Veterans share their stories in honor of Veterans Day

Hannah Shillo, Campus Reporter

Veterans Day happens every year, but students can celebrate on more than one day a year and in many different ways.

From respecting veterans for their sacrifices to sending current troops care packages, or simply thanking a veteran for all of their work, the federal holiday is meant to honor those who have served in the United States military.

Eastern will be celebrating veterans by having a Veteran’s Day ceremony at 10:30 a.m. on Nov. 12 in Old Main’s Cougill Foyer.

Dave McDaniel is a Vietnam veteran who served active duty in the Navy from 1971 to 1973 and in the Navy Reserves until 1976.

He said his options were to be drafted into a random branch or select one that he thought was more appealing, so he chose the Navy because his grandfather served in the Italian Navy.

McDaniel said the military taught him how to turn strangers into friends quickly.

“You have to rely on them to get your job done,” he said, “and they have to rely on you to get their job done.”

He said he credits the military for his leadership skills as well.

“Being responsible for your own actions, and sometimes the actions of others, gives a person a better perspective on their ability to become a leader,” he said.

Dillon Ervin served active duty in the Army from 2013 to 2016 and is currently serving his Inactive Reserves duty until 2020.

He said he chose to enlist as an infantryman, despite many people telling him not to.
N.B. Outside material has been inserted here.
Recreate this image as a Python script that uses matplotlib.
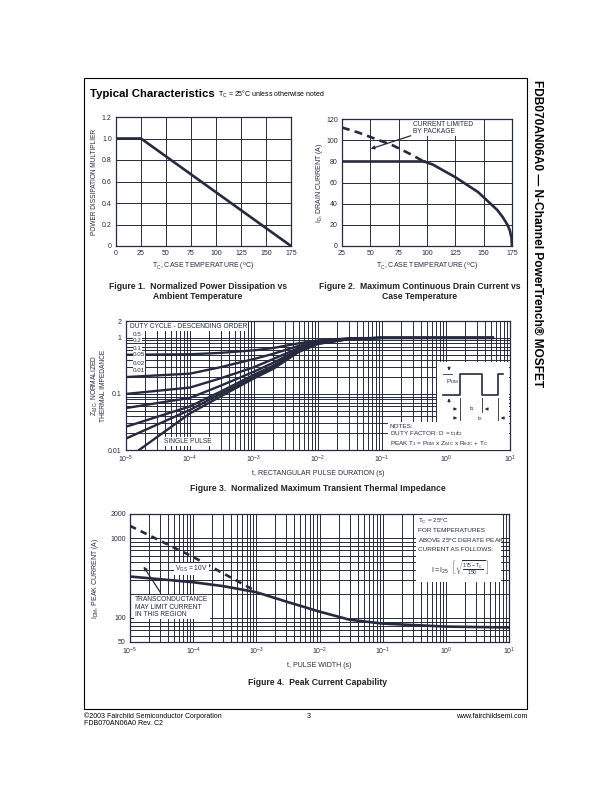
import numpy as np
import matplotlib
matplotlib.use('Agg')
import matplotlib.pyplot as plt
from matplotlib.ticker import LogLocator, NullFormatter, FixedLocator, FixedFormatter
from matplotlib.patches import Rectangle

plt.rcParams['font.family'] = ['Liberation Sans', 'DejaVu Sans']
plt.rcParams['mathtext.fontset'] = 'custom'
plt.rcParams['mathtext.rm'] = 'Liberation Sans'
plt.rcParams['mathtext.it'] = 'Liberation Sans'
plt.rcParams['mathtext.bf'] = 'Liberation Sans:bold'

W, H = 612, 792
ink = '#262a3e'

# ---- data ----
# Figure 1: power dissipation multiplier
fig1_temp = [0, 25, 175]
fig1_mult = [1.0, 1.0, 0.0]

# Figure 2: drain current vs case temperature
fig2_flat_temp = [25, 97]
fig2_flat_cur = [80, 80]
fig2_dash_temp = [25, 40, 55, 70, 85, 97]
fig2_dash_cur = [112, 107, 101, 95, 87, 80]
fig2_curve_temp = [97, 105, 115, 125, 135, 145, 155, 162, 167, 171, 173, 174.5, 175]
fig2_curve_cur = [80, 77, 71, 65, 58, 51, 41, 34, 27, 20, 15, 8, 0]

# Figure 3: transient thermal impedance
duty_labels = ['0.5', '0.2', '0.1', '0.05', '0.02', '0.01']
z_time = [1e-5, 1e-4, 3e-4, 1e-3, 2e-3, 5e-3, 1e-2, 3e-2, 1e-1, 1.0, 5.4]
z_d50 = [0.50, 0.51, 0.54, 0.60, 0.66, 0.80, 0.90, 0.98, 1.0, 1.0, 1.0]
z_d20 = [0.20, 0.23, 0.30, 0.42, 0.52, 0.72, 0.86, 0.97, 1.0, 1.0, 1.0]
z_d10 = [0.10, 0.13, 0.19, 0.30, 0.42, 0.66, 0.83, 0.96, 1.0, 1.0, 1.0]
z_d05 = [0.056, 0.085, 0.14, 0.25, 0.36, 0.62, 0.81, 0.96, 1.0, 1.0, 1.0]
z_d02 = [0.026, 0.060, 0.11, 0.22, 0.32, 0.60, 0.80, 0.95, 1.0, 1.0, 1.0]
z_d01 = [0.016, 0.052, 0.10, 0.20, 0.30, 0.58, 0.79, 0.95, 1.0, 1.0, 1.0]
sp_time = [1.6e-5, 1e-4, 3e-4, 1e-3, 2e-3, 5e-3, 1e-2, 3e-2, 1e-1]
z_single = [0.010, 0.045, 0.09, 0.19, 0.28, 0.56, 0.78, 0.95, 1.0]

# Figure 4: peak current capability
ipk_time = [1e-5, 1e-4, 3e-4, 1e-3, 3e-3, 1e-2, 3e-2, 1e-1, 1.0, 10.0]
ipk_cur = [330, 280, 250, 210, 160, 120, 95, 85, 78, 76]
ipk_dash_time = [1e-5, 1e-4, 1e-3]
ipk_dash_cur = [1420, 580, 215]

decade_labels = ['$10^{-5}$', '$10^{-4}$', '$10^{-3}$', '$10^{-2}$', '$10^{-1}$', '$10^{0}$', '$10^{1}$']


def box(x0, y0, x1, y1):
    return [x0 / W, 1 - y1 / H, (x1 - x0) / W, (y1 - y0) / H]


def style(ax):
    for s in ax.spines.values():
        s.set_color(ink)
        s.set_linewidth(0.9)
    ax.tick_params(which='both', length=0, labelsize=5.0, colors=ink, pad=3)
    ax.grid(which='both', color=ink, lw=0.7)
    ax.set_axisbelow(True)


def log_axes(ax, yticks, ylabels):
    ax.set_xscale('log')
    ax.set_yscale('log')
    ax.xaxis.set_major_locator(FixedLocator([1e-5, 1e-4, 1e-3, 1e-2, 1e-1, 1, 10]))
    ax.xaxis.set_major_formatter(FixedFormatter(decade_labels))
    ax.xaxis.set_minor_locator(LogLocator(base=10, subs=np.arange(2, 10), numticks=20))
    ax.xaxis.set_minor_formatter(NullFormatter())
    ax.yaxis.set_major_locator(FixedLocator(yticks))
    ax.yaxis.set_major_formatter(FixedFormatter(ylabels))
    ax.yaxis.set_minor_locator(LogLocator(base=10, subs=np.arange(2, 10), numticks=20))
    ax.yaxis.set_minor_formatter(NullFormatter())


fig = plt.figure(figsize=(W / 100, H / 100), dpi=100)

# ---- Figure 1 ----
ax1 = fig.add_axes(box(116, 117, 291, 246))
ax1.plot(fig1_temp, fig1_mult, color=ink, lw=1.9)
ax1.set_xlim(0, 175)
ax1.set_ylim(0, 1.2)
ax1.set_xticks(range(0, 176, 25))
ax1.set_yticks([0, 0.2, 0.4, 0.6, 0.8, 1.0, 1.2])
ax1.set_yticklabels(['0', '0.2', '0.4', '0.6', '0.8', '1.0', '1.2'])
style(ax1)
ax1.set_xlabel(r'T$_C$, CASE TEMPERATURE ($^o$C)', fontsize=5.0, color=ink, labelpad=3)
ax1.set_ylabel('POWER DISSIPATION MULTIPLIER', fontsize=4.7, color=ink)
ax1.yaxis.set_label_coords(-0.103, 0.5)

# ---- Figure 2 ----
ax2 = fig.add_axes(box(342, 119, 512, 246))
ax2.plot(fig2_flat_temp, fig2_flat_cur, color=ink, lw=1.9)
ax2.plot(fig2_dash_temp, fig2_dash_cur, color=ink, lw=1.9, ls=(0, (3, 2)))
ax2.plot(fig2_curve_temp, fig2_curve_cur, color=ink, lw=1.9)
ax2.set_xlim(25, 175)
ax2.set_ylim(0, 120)
ax2.set_xticks(range(25, 176, 25))
ax2.set_yticks(range(0, 121, 20))
style(ax2)
ax2.set_xlabel(r'T$_C$, CASE TEMPERATURE ($^o$C)', fontsize=5.0, color=ink, labelpad=3)
ax2.set_ylabel(r'I$_D$, DRAIN CURRENT (A)', fontsize=5.0, color=ink)
ax2.yaxis.set_label_coords(-0.1, 0.5)
ax2.text(88, 118.5, 'CURRENT LIMITED\nBY PACKAGE', fontsize=4.8, color=ink, va='top',
         linespacing=1.05, bbox=dict(fc='white', ec='none', pad=0.6))
ax2.annotate('', xy=(48, 91), xytext=(88, 105),
             arrowprops=dict(arrowstyle='-|>', color=ink, lw=0.9, mutation_scale=5))

# ---- Figure 3 ----
ax3 = fig.add_axes(box(126, 321, 510, 450))
for z in [z_d50, z_d20, z_d10, z_d05, z_d02, z_d01]:
    ax3.plot(z_time, z, color=ink, lw=1.7)
ax3.plot(sp_time, z_single, color=ink, lw=1.7)
log_axes(ax3, [0.01, 0.1, 1, 2], ['0.01', '0.1', '1', '2'])
ax3.set_xlim(1e-5, 10)
ax3.set_ylim(0.01, 2)
style(ax3)
ax3.set_xlabel('t, RECTANGULAR PULSE DURATION (s)', fontsize=5.0, color=ink, labelpad=3)
ax3.set_ylabel(r'Z$_{\theta JC}$, NORMALIZED' + '\nTHERMAL IMPEDANCE', fontsize=4.8,
               color=ink, linespacing=1.0)
ax3.yaxis.set_label_coords(-0.05, 0.5)
ax3.text(0.01, 0.985, 'DUTY CYCLE - DESCENDING ORDER', transform=ax3.transAxes, fontsize=4.8,
         color=ink, va='top', bbox=dict(fc='white', ec='none', pad=0.8))
label_y = [334, 340, 348, 354, 363, 370]
for lab, yy in zip(duty_labels, label_y):
    ax3.text(0.018, 1 - (yy - 321) / 129, lab, transform=ax3.transAxes, fontsize=4.5,
             color=ink, va='center', bbox=dict(fc='white', ec='none', pad=0.1))
ax3.text(0.1, 0.065, 'SINGLE PULSE', transform=ax3.transAxes, fontsize=4.8, color=ink,
         va='center', bbox=dict(fc='white', ec='none', pad=0.8))

# ---- Figure 4 ----
ax4 = fig.add_axes(box(130, 514, 509, 642))
ax4.plot(ipk_time, ipk_cur, color=ink, lw=1.9)
ax4.plot(ipk_dash_time, ipk_dash_cur, color=ink, lw=1.9, ls=(0, (2.5, 2)))
log_axes(ax4, [50, 100, 1000, 2000], ['50', '100', '1000', '2000'])
ax4.set_xlim(1e-5, 10)
ax4.set_ylim(50, 2000)
style(ax4)
ax4.set_xlabel('t, PULSE WIDTH (s)', fontsize=5.0, color=ink, labelpad=3)
ax4.set_ylabel(r'I$_{DM}$, PEAK CURRENT (A)', fontsize=5.0, color=ink)
ax4.yaxis.set_label_coords(-0.077, 0.5)
ax4.text(5.2e-5, 410, r'V$_{GS}$ = 10V', fontsize=4.8, color=ink, va='center',
         bbox=dict(fc='white', ec='none', pad=0.6))
ax4.text(1.2e-5, 188, 'TRANSCONDUCTANCE\nMAY LIMIT CURRENT\nIN THIS REGION', fontsize=4.8,
         color=ink, va='top', linespacing=1.1, bbox=dict(fc='white', ec='none', pad=1.0))
ax4.annotate('', xy=(1.55e-5, 470), xytext=(3.2e-5, 195),
             arrowprops=dict(arrowstyle='-|>', color=ink, lw=0.9, mutation_scale=5))

# ---- page overlay in pixel coordinates ----
pg = fig.add_axes([0, 0, 1, 1], zorder=10)
pg.set_xlim(0, W)
pg.set_ylim(H, 0)
pg.axis('off')
pg.patch.set_alpha(0)

pg.add_patch(Rectangle((84, 78), 443, 631, fill=False, ec='black', lw=0.8))
pg.text(90, 97, 'Typical Characteristics', fontsize=8.2, weight='bold', va='baseline')
pg.text(218, 97, r'T$_C$ = 25°C unless otherwise noted', fontsize=5.0, va='baseline')
pg.text(537, 80, 'FDB070AN06A0 \u2014 N-Channel PowerTrench\u00ae MOSFET', fontsize=8.6,
        weight='bold', rotation=-90, ha='center', va='top')

cap = dict(fontsize=6.2, weight='bold', ha='center', va='top', linespacing=1.1, color='#222222')
pg.text(198, 282, 'Figure 1.  Normalized Power Dissipation vs\nAmbient Temperature', **cap)
pg.text(420, 282, 'Figure 2.  Maximum Continuous Drain Current vs\nCase Temperature', **cap)
pg.text(318, 484, 'Figure 3.  Normalized Maximum Transient Thermal Impedance', **cap)
pg.text(318, 678, 'Figure 4.  Peak Current Capability', **cap)

# notes inset of figure 3
arrow = dict(arrowstyle='-|>', color=ink, lw=0.7, mutation_scale=4)
pg.add_patch(Rectangle((437, 362), 72, 60, fc='white', ec='none'))
pg.add_patch(Rectangle((388, 422), 121, 27.5, fc='white', ec='none'))
pg.plot([443, 460, 460, 482, 482, 498, 498, 503], [395, 395, 374, 374, 395, 395, 374, 374],
        color=ink, lw=1.2)
pg.plot([443, 452], [374, 374], color=ink, lw=0.6)
pg.annotate('', xy=(449, 373.5), xytext=(449, 364), arrowprops=arrow)
pg.annotate('', xy=(449, 395.5), xytext=(449, 405), arrowprops=arrow)
pg.text(446, 382, r'P$_{DM}$', fontsize=4.6, color=ink, va='center')
for xx, y1 in [(460, 420), (482, 412), (498, 420)]:
    pg.plot([xx, xx], [398, y1], color=ink, lw=0.6)
pg.annotate('', xy=(460, 409), xytext=(451, 409), arrowprops=arrow)
pg.annotate('', xy=(482, 409), xytext=(490, 409), arrowprops=arrow)
pg.text(469, 409, r't$_1$', fontsize=4.6, color=ink, va='center')
pg.annotate('', xy=(460, 418), xytext=(451, 418), arrowprops=arrow)
pg.annotate('', xy=(498, 418), xytext=(507, 418), arrowprops=arrow)
pg.text(477, 419, r't$_2$', fontsize=4.6, color=ink, va='center')
pg.text(390, 423.5, 'NOTES:\n' + r'DUTY FACTOR: D = t$_1$/t$_2$' + '\n'
        + r'PEAK T$_J$ = P$_{DM}$ x Z$_{\theta JC}$ x R$_{\theta JC}$ + T$_C$',
        fontsize=4.6, color=ink, va='top', linespacing=1.15)

# notes inset of figure 4
pg.add_patch(Rectangle((416, 515), 85, 67, fc='white', ec='none'))
pg.text(418, 517, r'T$_C$ = 25$^o$C' + '\nFOR TEMPERATURES\nABOVE 25$^o$C DERATE PEAK\nCURRENT AS FOLLOWS:',
        fontsize=4.6, color=ink, va='top', linespacing=1.55)
pg.text(460, 568, r'$I = I_{25}\ \ \left[\sqrt{\frac{175 - T_C}{150}}\ \right]$', fontsize=5.2,
        color=ink, ha='center', va='center')

# footer
pg.text(84, 718, '\u00a92003 Fairchild Semiconductor Corporation', fontsize=5.0, va='baseline')
pg.text(84, 725, 'FDB070AN06A0 Rev. C2', fontsize=5.0, va='baseline')
pg.text(309, 718, '3', fontsize=5.0, va='baseline', ha='center')
pg.text(527, 718, 'www.fairchildsemi.com', fontsize=5.0, va='baseline', ha='right')

fig.savefig('out.png', dpi=100)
“My Armed Services Vocational Aptitude Battery score was high enough to get around 80 percent of the jobs,” he said. “I still chose infantry because I wanted to make sure that during my time serving I felt as though I really made a difference.”

Ervin said he credits the Army for shaping him into the man he is now.

“The experiences in the service, and the mindset, forced me to dig deep down and become an adult,” he said. “I am much more mature now and have a different outlook on life. I no longer sweat the little things, I embrace life’s challenges and I enjoy every single day.”

Shawn Carson served in the Army from 1989 to 1992, where he worked in Army Intelligence.

He said he chose that branch because his grandfather also served in the Army.

Carson said his time in the military affected him in life-changing ways.

“I would credit my positive outlook and motivation for life entirely to the military,” he said. “The mental and physical foundation (the Army) provide are second to none.”

He said he made the best friends of his life while in the Army, and he still talks to and visits with many of them on a regular basis.

“These friendships are more like brotherhoods,” he said. “When you go through trials, tribulations, extreme stress and basically growing up together and depending on one another, it creates a very unique and long-lasting bond.”

As a veteran, Carson said Veterans Day is important to him, and he celebrates by talking to his veteran friends and occasionally watching his favorite military-themed movies.

“Veterans day is extremely important to me,” he said. “Not to celebrate myself but celebrate all — especially those who sacrificed and lost more than I did. I am glad this holiday exists so the public never forgets that the life we live here would not be possible without our military and those who serve and sacrifice for it.”

Ervin said he made plenty of close friendships while in the service and still keeps in contact with a lot of them.

“Veterans Day reminds me of the days spent with my military brothers. The laughs, screams, jokes (and) anger — all of it,” he said. “It reminds me of what feels like another life I lived (and) makes me miss my brothers. Usually, I will contact some of my brothers and spend hours reminiscing about the times we had.”

McDaniel said Veterans Day gives him a sense of accomplishment, knowing he was able to serve his country, and he celebrates by thinking of those who are still serving and hoping they stay safe.

He said students can celebrate Veterans Day by appreciating where they live.

“Celebrate that you live in the greatest nation in the world and are free,” he said.

Ervin said students can celebrate in different ways, depending on the age of each veteran specifically.

“For the older vets, I would say students can spend time just talking to them and be an ear for them to tell their stories,” he said. “For us younger veterans, in my opinion, it’s as easy as a simple ‘thank you,’ or maybe shake a veteran’s hand if you see one passing through.”

Carson said students can celebrate by learning more about military service, going to the VA to talk with veterans, thanking veterans when passing by and sending care packages to troops.

“Students can thank a veteran for their freedom and way of life,” he said. “Surviving veterans often feel guilty if you simply thank them for their service, because they survived, and chances are they know someone that did not. Care packages to troops anywhere is also a rewarding way to celebrate and could boost morale more than you realize.”